Dada a revolta global contra a invasão não provocada da Rússia à Ucrânia, os governos da América Latina e do Caribe deveriam repensar sua relação com Moscou. Foi o que disse Daniel F. Runde, vice-presidente sênior do Centro de Estudos Estratégicos e Internacionais, um laboratório de ideias sediado em Washington, D.C., em um editorial de 3 de março. Deveria haver um preço a pagar eleitoral, diplomática e comercialmente, por estar muito próximo do presidente russo Vladimir Putin, disse.
“É provável que as sanções significativas contra a Rússia tenham efeitos colaterais na Venezuela, Cuba e Nicarágua, os três países mais próximos da Rússia na região. A brutalidade dessa invasão deveria fazer com que a Argentina e o Brasil, dois países que flertam com Putin, pensem duas vezes antes de realizar uma parceria mais profunda com o Kremlin. O resto da região deveria ver a invasão da Rússia como um alerta e reduzir seus laços nas próximas semanas e meses”, disse Runde.
Agora, mais do que nunca, Putin poderia estar interessado na América Latina, especialmente em seus aliados antidemocráticos. O relacionamento da Rússia com a Nicarágua está firmemente enraizado na geopolítica, e a Rússia está demonstrando seu alcance global, apesar dos esforços dos EUA e da Europa, afirmou Caroline C. Cowen, associada sênior do programa para a América Latina e o Caribe da Freedom House, em um artigo de opinião para o site de notícias The Hill.
“As maiores implicações – uma presença maior na América Latina, entre outras – ameaçam a democracia, a segurança e a estabilidade regional no hemisfério ocidental.
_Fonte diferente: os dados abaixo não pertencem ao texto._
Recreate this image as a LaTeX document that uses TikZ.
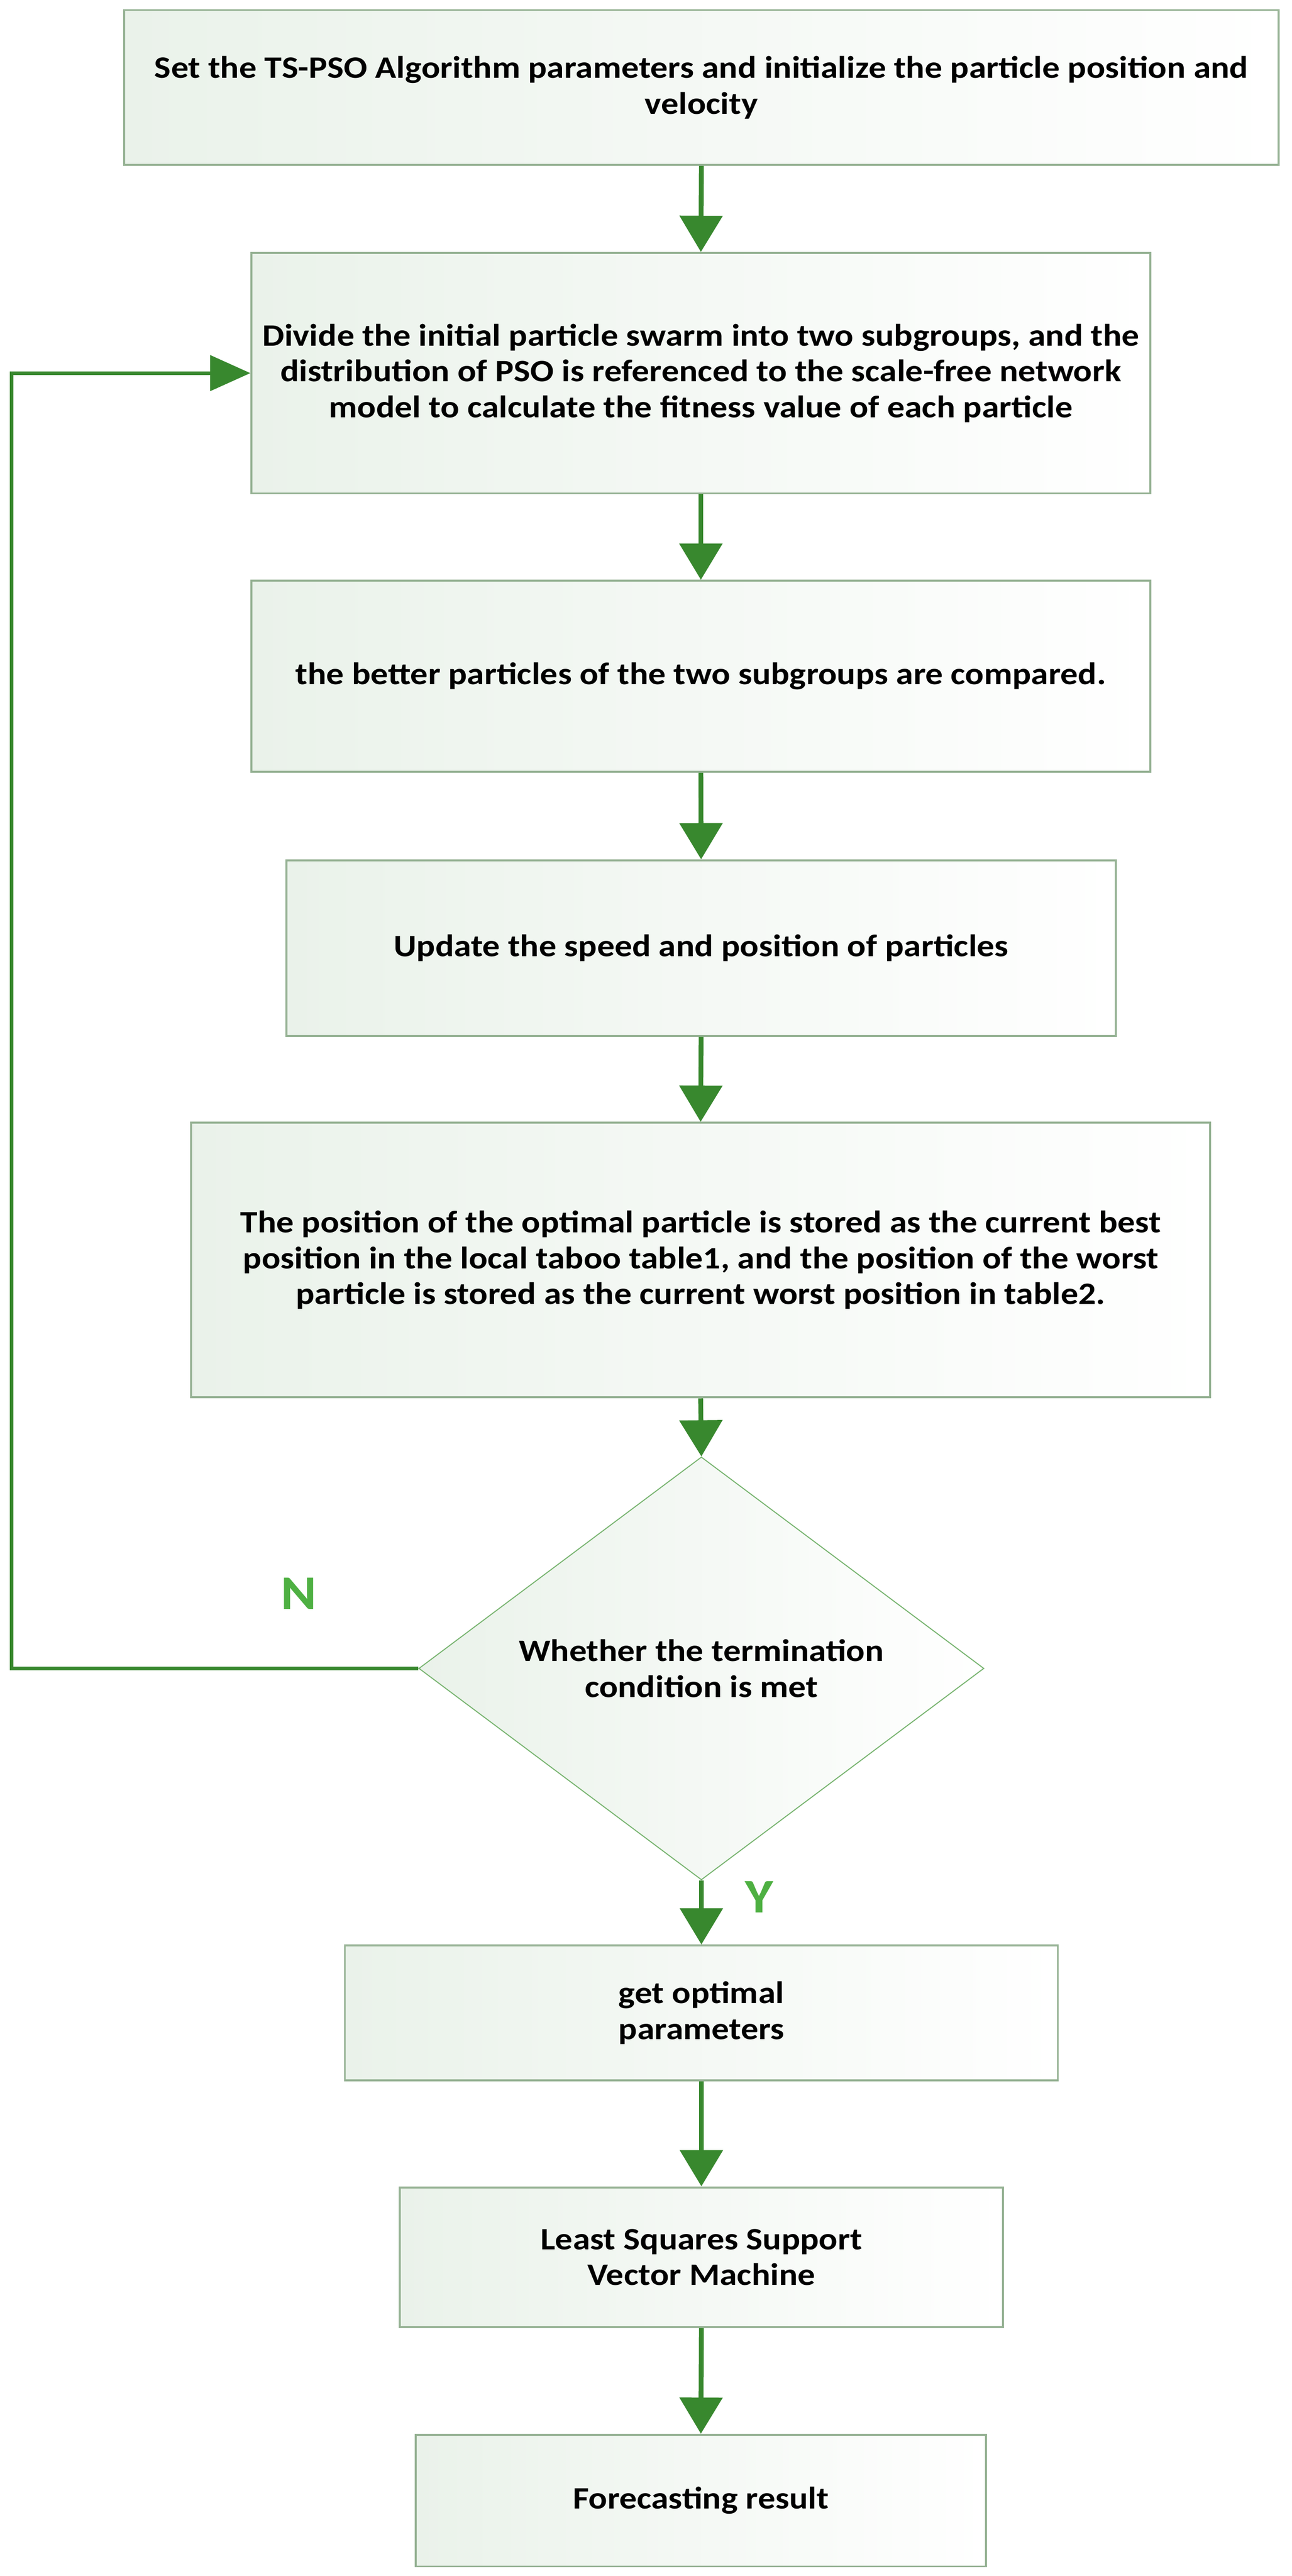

Para começar, a presença russa está interferindo nos interesses dos EUA e do hemisfério, ou seja, a democracia e a segurança regional”, disse.
Um parceiro militar
De acordo com Cowen, a Nicarágua é o parceiro político e militar mais firme da Rússia na região. “Na verdade, não se pode ignorar que a retórica e a cooperação pró-russa da Nicarágua de [Daniel] Ortega pode ser rastreada até a Guerra Fria. A relação se baseia em anos de apoio soviético ao movimento sandinista de Ortega”, declarou, referindo-se ao fornecimento de Moscou de comida, petróleo, maquinaria e armas à Nicarágua, ao governo sandinista.
“A Nicarágua tem sido durante muito tempo um dos principais parceiros da Rússia na região, com o relacionamento concentrado no vínculo com o líder Daniel Ortega e o movimento sandinista FSLN, que a União Soviética armou e ajudou a levar ao poder em 1979. Daniel Ortega reacendeu a relação quando voltou ao poder após as eleições de 2007”, disse Evan Ellis, professor de pesquisa de Estudos Latino-Americanos na Escola de Guerra do Exército dos EUA, em um artigo publicado em 19 de janeiro para o laboratório de ideias Global Americans.
Além dos itens militares, a empresa russa da indústria nuclear, Rosatom, tornou-se um importante fornecedor para os regimes antiamericanos que desejam energia nuclear ou capacidade de pesquisa através de empresas menos sujeitas à alavancagem dos governos ocidentais, explica Ellis. Empreendimentos recentes incluem a assinatura de um memorando de entendimento entre a Rosatom e o Ministério das Relações Exteriores da Nicarágua “sobre cooperação no campo do uso da energia nuclear para fins pacíficos”, indica um comunicado de imprensa do Departamento de Comunicações da empresa.
“Não se enganem, o que agora parece ser uma tendência isolada poderia permitir que Moscou domine a Bacia do Caribe, e as relações poderiam se tornar um problema no equilíbrio militar regional”, adverte Cowen.